The stock of household credit in Hungary rose dynamically between 2017 and the first quarter of 2025, with the value of household loans expanding by roughly 118%. Within this, between the second quarter of 2024 and the second quarter of 2025 the stock grew by 11.7% – the fifth-highest rate among the EU’s 27 member states. For comparison, the figure was 7.1% in the Czech Republic, 5.6% in Slovakia and 3.6% in Poland. The further strengthening of domestic credit dynamics has also been supported by the Otthon Start housing-loan scheme. Rapid credit expansion, however, increases repayment obligations and, through this channel, exerts a dampening effect on consumption.
Since 2016 the household credit stock has expanded year after year, even as the number of loan contracts has steadily declined. Between 2012 and the second quarter of 2025 the number of loan contracts fell by 32.4%, while the stock rose by 71.5%. This implies that the average value of outstanding loans – and thus the size of monthly repayments – has increased. One of the key drivers of credit growth has been rising household incomes and surging property prices. Between 2017 and 2024 both employee incomes (+104%) and the household credit stock (+109%) roughly doubled.
Rising loan repayments reduce households’ disposable income, thereby restraining consumption. This matters in several respects: consumption is, on the one hand, a key indicator of living standards; on the other, household spending forms the basis for a substantial share of government revenues (such as VAT receipts).
The Evolution of the Number of Loan Contracts (thousands) and the Stock of Household Credit (billion forints)

Source: MNB
In 2014 total annual household loan repayments amounted to 1,668 billion forints, while by 2024 they had reached 3,075 billion. This corresponds to an 84% nominal increase over ten years – an average annual nominal growth rate of 6.3%. In real terms, this represents an expansion of 11.6%.
In 2024, household spending on principal and interest repayments accounted for 7.6% of total private consumption. This ratio was 15.3% in 2012 and has followed a declining trend since, reflecting the expansion of household consumption. At first glance, this appears to be a positive development. Yet many social groups typically do not take out – or cannot access – credit, giving the picture a more nuanced character. The figures also exclude loans that have left the banking system and been transferred to debt-collection agencies.
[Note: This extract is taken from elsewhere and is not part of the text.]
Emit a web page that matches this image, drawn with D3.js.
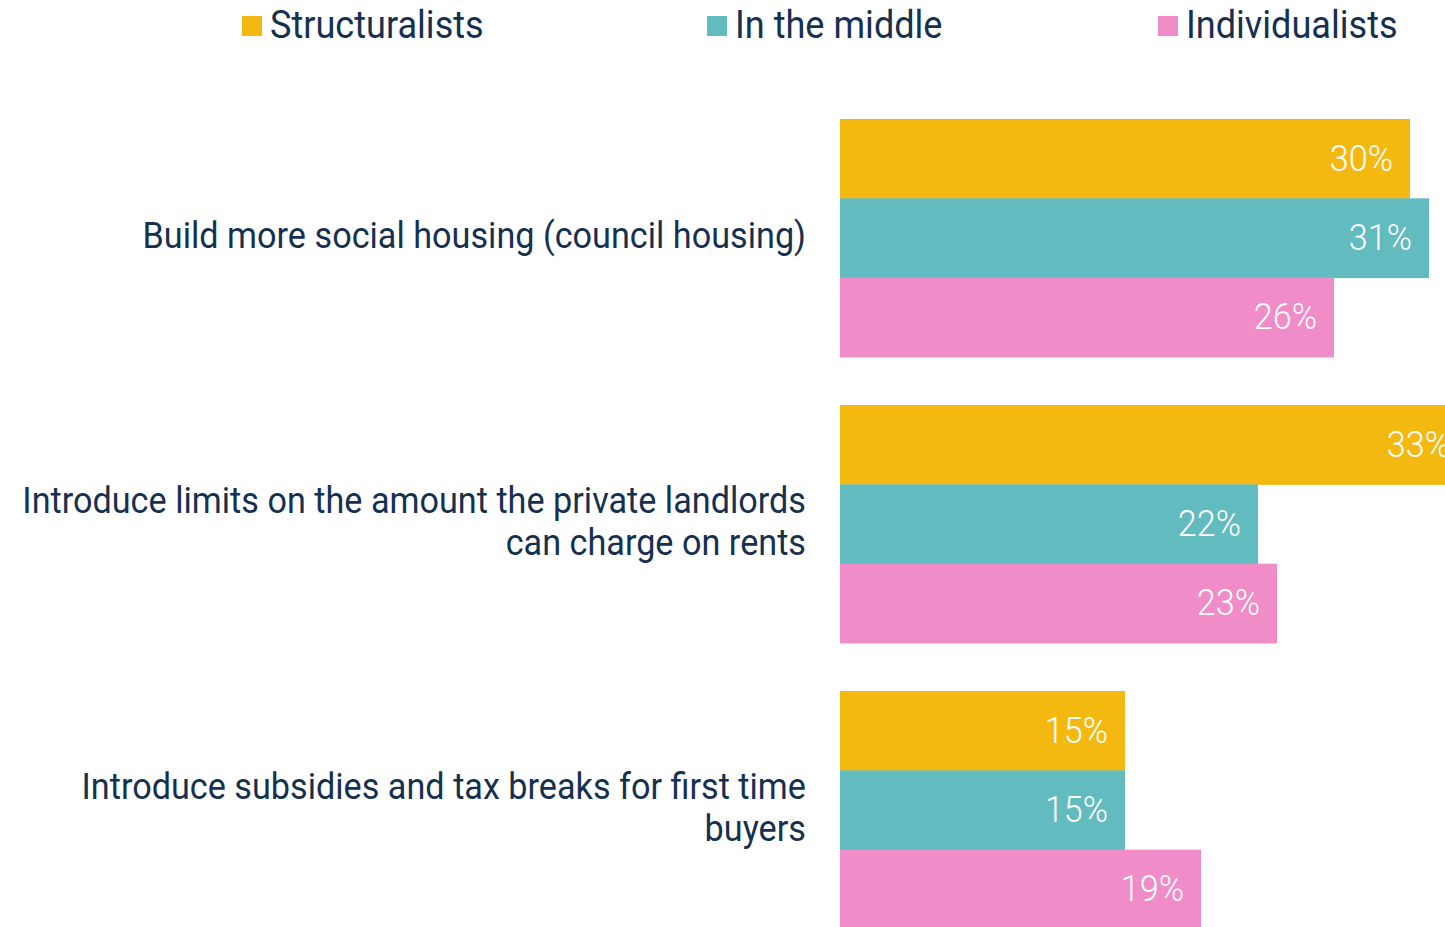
<!DOCTYPE html>
<html>
<head>
<meta charset="utf-8">
<script src="https://cdn.jsdelivr.net/npm/d3@7"></script>
<style>
  body { margin: 0; background: #fff; }
  text { font-family: Roboto, "Liberation Sans", sans-serif; }
</style>
</head>
<body>
<div id="chart"></div>
<script>
// data
const categories = [
  ["Build more social housing (council housing)"],
  ["Introduce limits on the amount the private landlords", "can charge on rents"],
  ["Introduce subsidies and tax breaks for first time", "buyers"]
];
const seriesNames = ["Structuralists", "In the middle", "Individualists"];
const structuralists = [30, 33, 15];
const inTheMiddle = [31, 22, 15];
const individualists = [26, 23, 19];
const colors = ["#F3B910", "#62BBBF", "#F08CC8"];

const width = 1445, height = 927;
const ink = "#16304F";
const squeeze = 0.95; // the original face is a bit narrower

const svg = d3.select("#chart").append("svg")
  .attr("width", width)
  .attr("height", height);

const x = d3.scaleLinear().domain([0, 31]).range([840, 1429]);

const y = d3.scaleBand()
  .domain(d3.range(categories.length))
  .range([119, 929])
  .paddingInner(0.168)
  .paddingOuter(0);

const ySub = d3.scaleBand()
  .domain(d3.range(seriesNames.length))
  .range([0, y.bandwidth()]);

const allSeries = [structuralists, inTheMiddle, individualists];

// bars
const groups = svg.selectAll("g.grp")
  .data(categories)
  .join("g")
  .attr("class", "grp")
  .attr("transform", (d, i) => `translate(0,${y(i)})`);

groups.each(function(cat, ci) {
  const g = d3.select(this);
  const rows = allSeries.map((s, si) => ({ si, v: s[ci] }));
  g.selectAll("rect")
    .data(rows)
    .join("rect")
    .attr("x", x(0))
    .attr("y", d => ySub(d.si))
    .attr("width", d => x(d.v) - x(0))
    .attr("height", ySub.bandwidth() + 0.5)
    .attr("fill", d => colors[d.si]);
  g.selectAll("text.val")
    .data(rows)
    .join("text")
    .attr("class", "val")
    .attr("transform", d => `translate(${x(d.v) - 17},${ySub(d.si) + ySub.bandwidth() / 2}) scale(${squeeze},1)`)
    .attr("dy", "0.33em")
    .attr("text-anchor", "end")
    .attr("fill", "#fff")
    .attr("font-size", 36)
    .attr("font-weight", 300)
    .text(d => d.v + "%");

  // category label
  const lh = 42;
  const y0 = y.bandwidth() / 2 - 2 - (cat.length - 1) * lh / 2;
  g.selectAll("text.cat")
    .data(cat)
    .join("text")
    .attr("class", "cat")
    .attr("transform", (d, i) => `translate(806,${y0 + i * lh}) scale(${squeeze},1)`)
    .attr("dy", "0.33em")
    .attr("text-anchor", "end")
    .attr("fill", ink)
    .attr("font-size", 36)
    .text(d => d);
});

// legend
const legendX = [242, 707, 1158];
const legend = svg.selectAll("g.leg")
  .data(seriesNames)
  .join("g")
  .attr("class", "leg")
  .attr("transform", (d, i) => `translate(${legendX[i]},26)`);
legend.append("rect")
  .attr("x", 0).attr("y", -10)
  .attr("width", 20).attr("height", 20)
  .attr("fill", (d, i) => colors[i]);
legend.append("text")
  .attr("transform", `translate(28,-1) scale(${squeeze},1)`)
  .attr("dy", "0.33em")
  .attr("fill", ink)
  .attr("font-size", 38)
  .text(d => d);
</script>
</body>
</html>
In September 2025 GKI conducted a nationwide, representative survey of 1,000 people to examine household repayment burdens and their impact on consumption. Some 38.5% of households hold some form of debt. Broken down by age, indebtedness is highest among those in their thirties, 55.8% of whom have a loan. The share of borrowers is particularly high among households with unemployed members, which poses significant long-term social risks: while 45% of active earners have a loan, the figure rises to 50% for households with unemployed members. Admittedly, for the latter group, loan repayments account for “only” 21% of income. Bankmonitor notes that after a long period of decline, the number of individuals on the KHR (formerly BAR) list began rising again in March 2025.
Share of Borrowers (%) and Average Monthly Repayment (thousand forints) by Education Level

Source: GKI Survey
By education level, the highest share of borrowers is found among skilled workers (43.9%). Yet the largest average monthly repayments are typical of those with higher education: around 98,000 forints, consuming roughly 23% of their net income.
From a consumption standpoint, the crucial measure is the ratio of repayments to income, as it indicates the extent to which debt burdens reduce households’ disposable income. While average monthly repayments vary considerably by education, income level, and occupation, the share of repayments relative to family income differs less across social groups. On average, households allocate 15.4% of their income to loan repayments, and although this share declines with rising income, it still exceeds 10% even among the highest earners.
Overall, Hungary’s household credit market in recent years has exhibited both rapid growth in the stock of loans and a narrowing pool of borrowers. Repayments significantly reduce households’ disposable income, thereby restraining consumption and indirectly affecting government revenues. The Otthon Start programme continues to encourage credit expansion, potentially reinforcing these existing trends. This underscores the importance of taking the evolution of household debt into account when analysing consumption and savings patterns.